Social Security's position is that it is not up to your doctor to determine whether or not you are disabled. It is up to them and they will make their own decision regardless of what your doctor thinks or says.
VA says I am disabled, so why is Social Security denying my Social Security disability claim?
It is Social Security's position that VA decisions are not binding upon them. Social Security and VA have very different standards for approving disability claims.
I am 60% disabled. Do I get 60% of my Social Security disability benefits?
No. There are no percentages of disability in Social Security disability determination. For purposes of Social Security disability benefits, you are either disabled or not disabled. There are no percentages of disability, nor any percentages of disability benefits.
I am disabled by mental illness. Can mental illness serve as the basis for a Social Security disability claim?
Yes. Mental illness is a frequent basis for awarding Social Security disability benefits.
How long does it take before Social Security makes a decision once I file a claim for Social Security disability benefits?
In most cases Social Security makes the first decision within four months.
How long does it take for Social Security to make a reconsideration determination on my Social Security disability claim?
In most case Social Security makes the reconsideration determination within four months.
How long does it take for Social Security to act upon a request for Appeals Council review?
About a year, maybe longer. The length is determined by the Appeals Council.
I am disabled. I need help with medical bills even more than I need a cash income. How do I get help with medical bills?
Getting help with medical bills is usually tied up with getting cash benefits, that is, you don't start getting help with medical bills until after you start getting the monetary benefits, so you have to keep going with the Social Security disability claim in order to get the help with medical bills.
What is the difference between Medicare and Medicaid?

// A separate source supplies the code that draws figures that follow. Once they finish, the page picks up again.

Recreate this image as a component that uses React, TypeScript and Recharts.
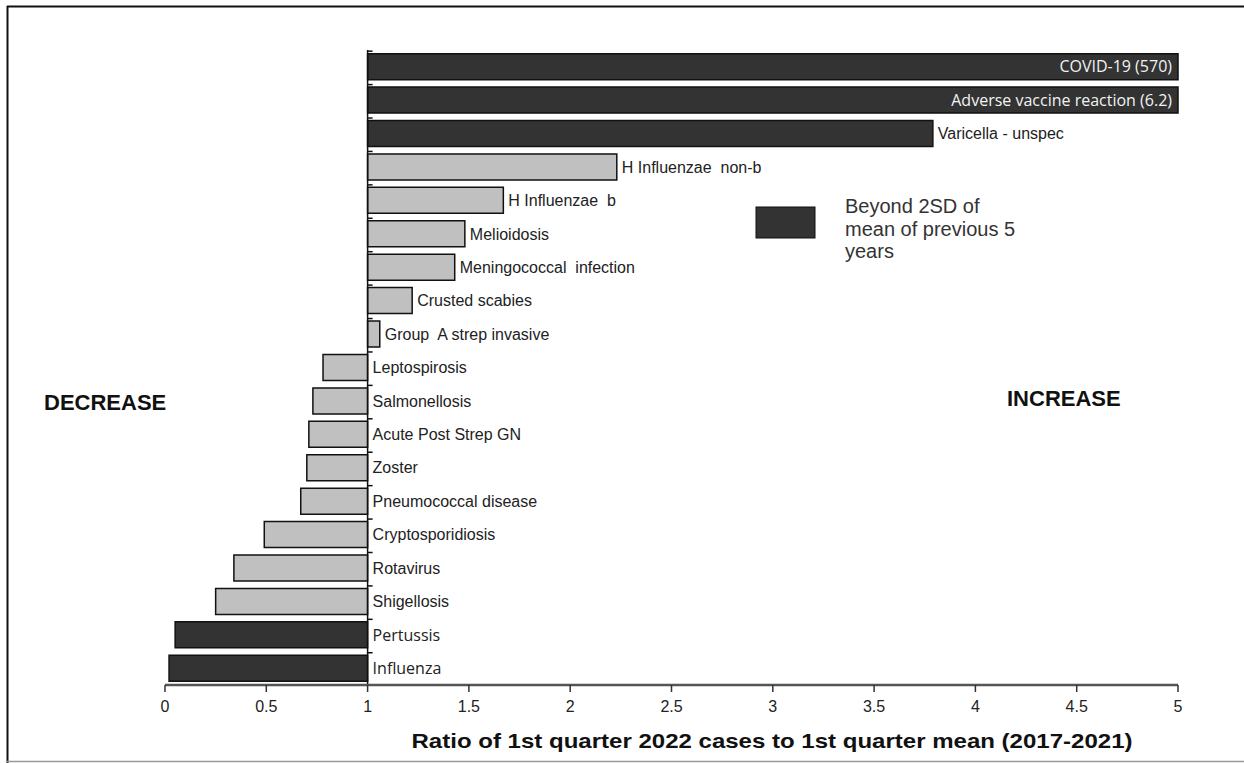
import { BarChart, Bar, XAxis, YAxis, Cell, LabelList, ReferenceLine } from 'recharts'

// categories top to bottom, as drawn
const diseases = [
  'COVID-19', 'Adverse vaccine reaction', 'Varicella - unspec', 'H Influenzae  non-b', 'H Influenzae  b',
  'Melioidosis', 'Meningococcal  infection', 'Crusted scabies', 'Group  A strep invasive', 'Leptospirosis',
  'Salmonellosis', 'Acute Post Strep GN', 'Zoster', 'Pneumococcal disease', 'Cryptosporidiosis',
  'Rotavirus', 'Shigellosis', 'Pertussis', 'Influenza',
]
// ratio of Q1 2022 cases to Q1 mean 2017-2021
const ratios = [570, 6.2, 3.79, 2.23, 1.67, 1.48, 1.43, 1.22, 1.06, 0.78, 0.73, 0.71, 0.7, 0.67, 0.49, 0.34, 0.25, 0.05, 0.02]
// beyond 2SD of mean of previous 5 years
const beyond2SD = [true, true, true, false, false, false, false, false, false, false, false, false, false, false, false, false, false, true, true]
// labels set in the calibri-like face in the original
const calibriLabels = ['COVID-19', 'Adverse vaccine reaction', 'Pertussis', 'Influenza']
const xTicks = [0, 0.5, 1, 1.5, 2, 2.5, 3, 3.5, 4, 4.5, 5]

const AXIS_MAX = 5
const BASE = 1

const data = diseases.map((name, i) => ({
  name,
  ratio: ratios[i],
  dark: beyond2SD[i],
}))

const DARK = '#333333'
const LIGHT = '#c0c0c0'

function BarLabel(props: any) {
  const vb = props.viewBox ?? {}
  const x = vb.x ?? props.x
  const y = vb.y ?? props.y
  const w = vb.width ?? props.width
  const h = vb.height ?? props.height
  const d = data[props.index]
  if (!d) return null
  const lo = Math.min(x, x + w)
  const hi = Math.max(x, x + w)
  const axisX = d.ratio >= BASE ? lo : hi
  const cy = y + h / 2
  const calibri = calibriLabels.includes(d.name)
  const font = calibri ? '"Open Sans", sans-serif' : '"Liberation Sans", Arial, sans-serif'
  const tick = <line x1={axisX} x2={axisX + 5} y1={y - 2.5} y2={y - 2.5} stroke="#111" strokeWidth={1.5} />

  if (d.ratio > AXIS_MAX) {
    return (
      <g>
        {tick}
        <text x={hi - 6} y={cy} dy="0.36em" textAnchor="end" fill="#f2f2f2" fontSize={16} fontFamily={font}>
          {`${d.name} (${d.ratio})`}
        </text>
      </g>
    )
  }
  const tx = d.ratio >= BASE ? hi + 5 : axisX + 5
  return (
    <g>
      {tick}
      <text x={tx} y={cy} dy="0.36em" fill="#222" fontSize={16} fontFamily={font} style={{ whiteSpace: 'pre' }}>
        {d.name}
      </text>
    </g>
  )
}

export default function App() {
  return (
    <div style={{ position: 'absolute', left: 0, top: 0, width: 1244, height: 763, background: '#fff' }}>
      <BarChart
        width={1244}
        height={763}
        data={data}
        layout="vertical"
        margin={{ top: 50, right: 66, bottom: 48, left: 165 }}
        barCategoryGap="11%"
        style={{ fontFamily: '"Liberation Sans", Arial, sans-serif' }}
      >
        <XAxis
          type="number"
          domain={[0, AXIS_MAX]}
          ticks={xTicks}
          height={30}
          tickSize={7}
          tickMargin={9}
          tickFormatter={v => String(v)}
          stroke="#555"
          strokeWidth={2.5}
          tick={{ fill: '#222', fontSize: 16 }}
          tickLine={{ stroke: '#333', strokeWidth: 1.5 }}
        />
        <YAxis type="category" dataKey="name" hide />
        <Bar
          dataKey={(d: any) => [BASE, Math.min(d.ratio, AXIS_MAX)]}
          isAnimationActive={false}
          strokeWidth={1.5}
        >
          {data.map(d => (
            <Cell key={d.name} fill={d.dark ? DARK : LIGHT} stroke="#111" />
          ))}
          <LabelList dataKey="name" content={BarLabel} />
        </Bar>
        <ReferenceLine x={BASE} stroke="#111" strokeWidth={1.5} />
      </BarChart>

      <svg
        width={1244}
        height={763}
        style={{ position: 'absolute', left: 0, top: 0, pointerEvents: 'none', fontFamily: '"Liberation Sans", Arial, sans-serif' }}
      >
        <line x1={7.5} x2={7.5} y1={6} y2={763} stroke="#111" strokeWidth={2} />
        <line x1={7} x2={1244} y1={6.5} y2={6.5} stroke="#111" strokeWidth={2} />
        <line x1={7} x2={1244} y1={761.5} y2={761.5} stroke="#999" strokeWidth={1.5} />

        <text x={44} y={410} fontSize={22} fontWeight="bold" fill="#111">DECREASE</text>
        <text x={1007} y={406} fontSize={22} fontWeight="bold" fill="#111">INCREASE</text>

        <rect x={756} y={207} width={59} height={31} fill={DARK} stroke="#111" />
        <text x={845} y={213} fontSize={20} fill="#333">Beyond 2SD of</text>
        <text x={845} y={235.5} fontSize={20} fill="#333">mean of previous 5</text>
        <text x={845} y={258} fontSize={20} fill="#333">years</text>

        <text x={772} y={748} fontSize={21} fontWeight="bold" fill="#111" textAnchor="middle" textLength={721} lengthAdjust="spacingAndGlyphs">
          Ratio of 1st quarter 2022 cases to 1st quarter mean (2017-2021)
        </text>
      </svg>
    </div>
  )
}
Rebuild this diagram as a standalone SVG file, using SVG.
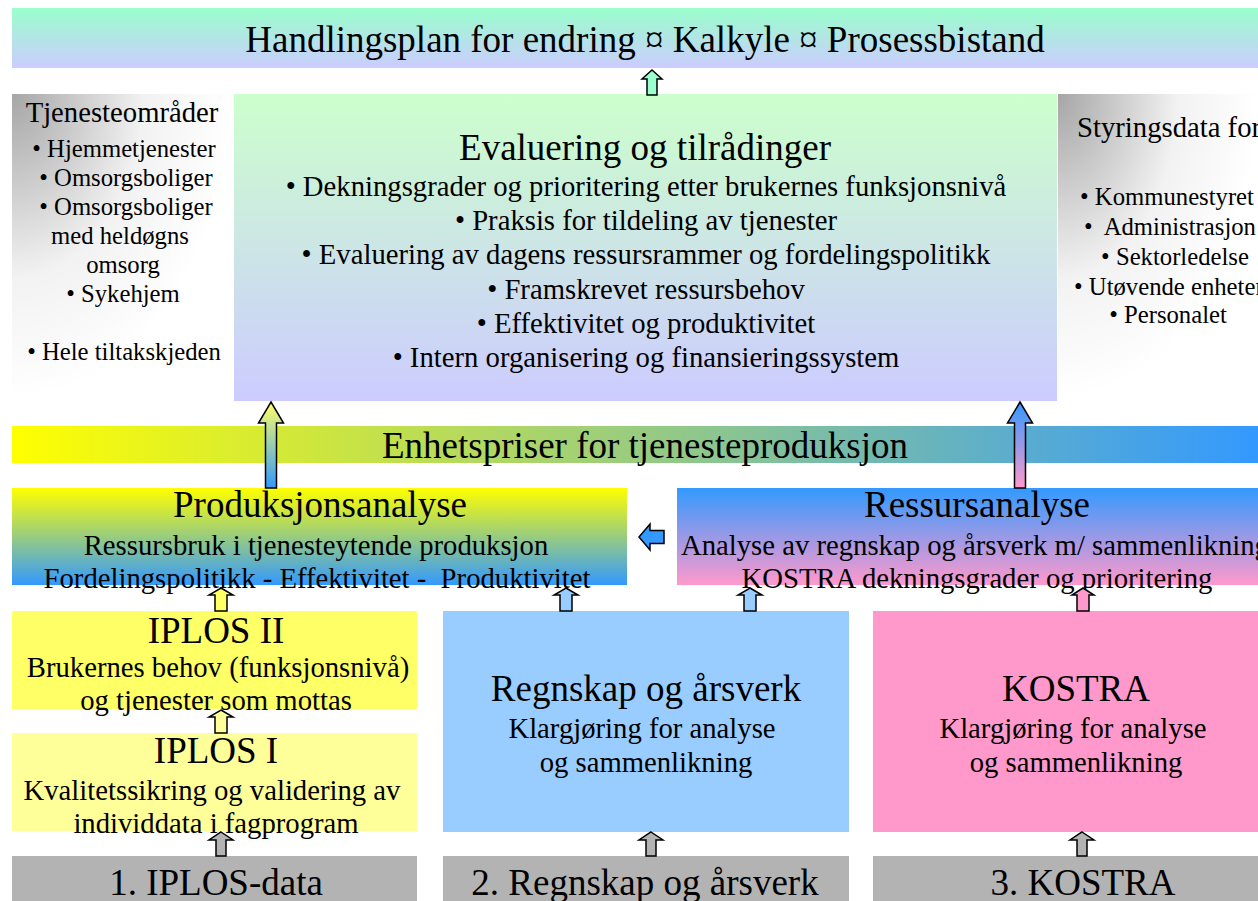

The short answer is that Medicaid is a poverty program and Medicare is not. Many disabled people who get Medicaid get it because they are on Supplemental Security Income (SSI). This is called "categorical" Medicaid eligibility. To get SSI and thereby get Medicaid you have to be poor and disabled. Medicaid pays doctors at very low rates. People who have only Medicaid can have a hard time finding doctors willing to take them on as patients. Medicaid does pay for prescription medications. Medicaid can go back up to three months prior to the date of a Medicaid claim. Note that it is possible to apply for Medicaid directly — through a local Medicaid office — without having a companion claim for SSI. For Medicare it does not matter whether you are rich or poor. If you have been on Disability Insurance Benefits, Disabled Widows or Widowers Benefits or Disabled Adult Child Benefits for 24 months you qualify for Medicare. The good thing about Medicare is that it pays doctors at a higher rate than Medicaid. Almost all doctors are happy to take Medicare patients. The bad things about Medicare are that it does not begin until after a person has been on monetary disability benefits for two years and that it generally does not pay for prescription medications.
If I get Social Security disability benefits will I get Medicare?
If you are approved for any kind of Social Security disability benefit other than SSI you will get Medicare after you have been entitled to Social Security disability benefits for two years.
If I get Social Security disability benefits will I get Medicaid?
If you are approved for SSI you will get Medicaid. It is possible to get both Medicare and Medicaid if you are entitled to SSI and some other type of Social Security disability benefit.